On 3rd May 2013, the TEDxCERN event took place in Geneva at the Globe of CERN (European Organization for Nuclear Research), a conference site and a discussion and sharing forum between science and society. All day long, scientists, philosophers and historians went on scene to present new cutting-edge research and innovations in different fields that could play a major role in the future of science.  

ICVolunteers contributed to the success of the event by providing interpreters who had the hard task to interpret into French the speeches of a dozen speakers. 

During this early May afternoon, a lot of ideas worth spreading were shared. This is the slogan of TEDx, a conference program organized independently, where videos, animations and speakers are presenting the breakthrough and innovative experiences in their field in a maximum of 15 minutes. At ICVolunteers, we are used to TEDx conferences: we cooperated in the past with the ICRC and CERN for such events. 

TEDxCERN, divided in three sessions, raised much interest among participants.
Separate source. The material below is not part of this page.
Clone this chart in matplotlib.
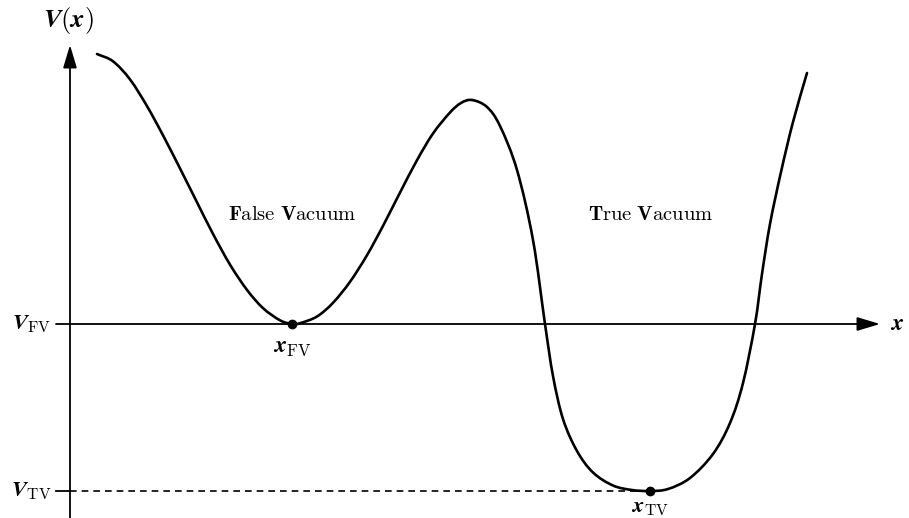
import matplotlib
matplotlib.use("Agg")
import matplotlib.pyplot as plt
from matplotlib.path import Path
from matplotlib.patches import PathPatch
import numpy as np

plt.rcParams['mathtext.fontset'] = 'cm'
plt.rcParams['font.family'] = ['DejaVu Serif']

# potential V(x), points
x_pts = [0.27, 0.43, 0.60, 0.77, 0.93, 1.10, 1.27, 1.43, 1.60, 1.77, 1.93, 2.10, 2.22,
         2.30, 2.47, 2.63, 2.80, 2.97, 3.13, 3.30, 3.47, 3.63, 3.80, 3.91, 4.02,
         4.17, 4.30, 4.47, 4.63, 4.75, 4.83, 4.93, 5.07, 5.23, 5.43, 5.62, 5.80,
         5.98, 6.20, 6.43, 6.60, 6.73, 6.85, 6.92, 7.00, 7.11, 7.23, 7.37]
v_pts = [2.70, 2.627, 2.446, 2.179, 1.887, 1.556, 1.217, 0.901, 0.594, 0.341, 0.159, 0.037, 0.00,
         0.008, 0.075, 0.212, 0.422, 0.688, 0.981, 1.314, 1.638, 1.905, 2.115, 2.21, 2.24,
         2.17, 1.98, 1.54, 0.84, 0.00, -0.52, -0.95, -1.27, -1.485, -1.615, -1.66, -1.67,
         -1.65, -1.54, -1.30, -0.99, -0.59, 0.00, 0.50, 1.00, 1.52, 2.02, 2.51]

x_fv, v_fv = 2.22, 0.0
x_tv, v_tv = 5.80, -1.67


def smooth_path(xs, ys):
    # Catmull-Rom through the points, as cubic Bezier segments
    p = np.column_stack([xs, ys])
    p = np.vstack([2 * p[0] - p[1], p, 2 * p[-1] - p[-2]])
    verts = [p[1]]
    codes = [Path.MOVETO]
    for i in range(1, len(p) - 2):
        c1 = p[i] + (p[i + 1] - p[i - 1]) / 6
        c2 = p[i + 1] - (p[i + 2] - p[i]) / 6
        verts += [c1, c2, p[i + 1]]
        codes += [Path.CURVE4] * 3
    return Path(verts, codes)


fig = plt.figure(figsize=(9.09, 5.18), dpi=100)
ax = fig.add_axes([0, 0, 1, 1])
ax.set_xlim(-0.70, 8.39)
ax.set_ylim(-1.94, 3.24)
ax.axis('off')

# axes with arrow heads
arw = dict(arrowstyle='-|>,head_length=1.4,head_width=0.42', lw=1.3, color='k',
           shrinkA=0, shrinkB=0)
ax.annotate('', xy=(8.10, 0), xytext=(-0.14, 0), arrowprops=arw)
ax.annotate('', xy=(0, 2.79), xytext=(0, -1.94), arrowprops=arw)

# V_TV tick and dashed level
ax.plot([-0.14, 0], [v_tv, v_tv], color='k', lw=1.3)
ax.plot([0, x_tv], [v_tv, v_tv], color='k', lw=1.2, ls=(0, (4, 3)))

ax.add_patch(PathPatch(smooth_path(x_pts, v_pts), fill=False, color='k', lw=1.9,
                       capstyle='round', zorder=3))
ax.plot([x_fv, x_tv], [v_fv, v_tv], 'o', color='k', ms=6, zorder=4)

fs = 17
ax.text(-0.02, 3.03, r'$\mathbfit{V}\mathbf{(}\mathbfit{x}\mathbf{)}$', fontsize=19,
        ha='center', va='center')
ax.text(8.20, 0, r'$\mathbfit{x}$', fontsize=fs, ha='left', va='center')
ax.text(-0.19, v_fv, r'$\mathbfit{V}_{\mathrm{FV}}$', fontsize=16, ha='right', va='center')
ax.text(-0.19, v_tv, r'$\mathbfit{V}_{\mathrm{TV}}$', fontsize=16, ha='right', va='center')
ax.text(x_fv, -0.22, r'$\mathbfit{x}_{\mathrm{FV}}$', fontsize=fs, ha='center', va='center')
ax.text(x_tv, -1.83, r'$\mathbfit{x}_{\mathrm{TV}}$', fontsize=16, ha='center', va='center')

ax.text(2.22, 1.09, r'$\mathbf{F}\mathrm{alse}\ \mathbf{V}\mathrm{acuum}$', fontsize=14.8,
        ha='center', va='center')
ax.text(5.81, 1.09, r'$\mathbf{T}\mathrm{rue}\ \mathbf{V}\mathrm{acuum}$', fontsize=14.8,
        ha='center', va='center')

fig.savefig('out.png', dpi=100)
People had to wait a long time and the rooms were full before the first session started, introduced by George Smoot, an astrophysicist, and Sergio Bertolucci, a physicist and research director at the CERN. After the witty performance of the singer Maria Ferrante, explaining through a song how galaxies are created, the attendees had the chance to discover a number of ambitious and accessible projects, such as the one presented by the astronomer Chris Lintott. By bringing together on the online platform Zooniverse, a series of observations from ordinary citizens, everyone is able to contribute to the discovery or the classification of new planets, directly from home. “Humans make fewer mistakes than computers, the public doesn’t make mistakes”, he said. Marc Abrahams made also a presentation full of humor about some of the laureates of the IG Nobel Price, awarding absurd and amusing research, such as the very serious studies about how to make a frog levitate with magnets or how to create diamonds with tequila.

After a coffee break and another vocal performance of Maria Ferrante, called "Caffeine", the second session began. Following a round of questions and answers on the role of individuals, computers and robots on the future of science between Chris Lintott and Tara Shears, a particle physicist, the citizen dimension was also highlighted. The historian Londa Schiebinger talked about the difficulties than women encounter in the science sector and the notion of gender in a predominantly male environment. “Gender bias in society creates gender bias in the fields of knowledge in general.”

During the third and final session, the emphasis was on Higgs boson, an important discovery made at CERN. Gian Giudice, a theoretical physicist, presented what this element means for the future of the universe. A day will come when the properties of the Higgs field could change and lead to the destruction of the universe. Fortunately, it will not happen soon. “It will take a lot of time, more than Italy needs to form a stable government,” he said ironically, to conclude his presentation.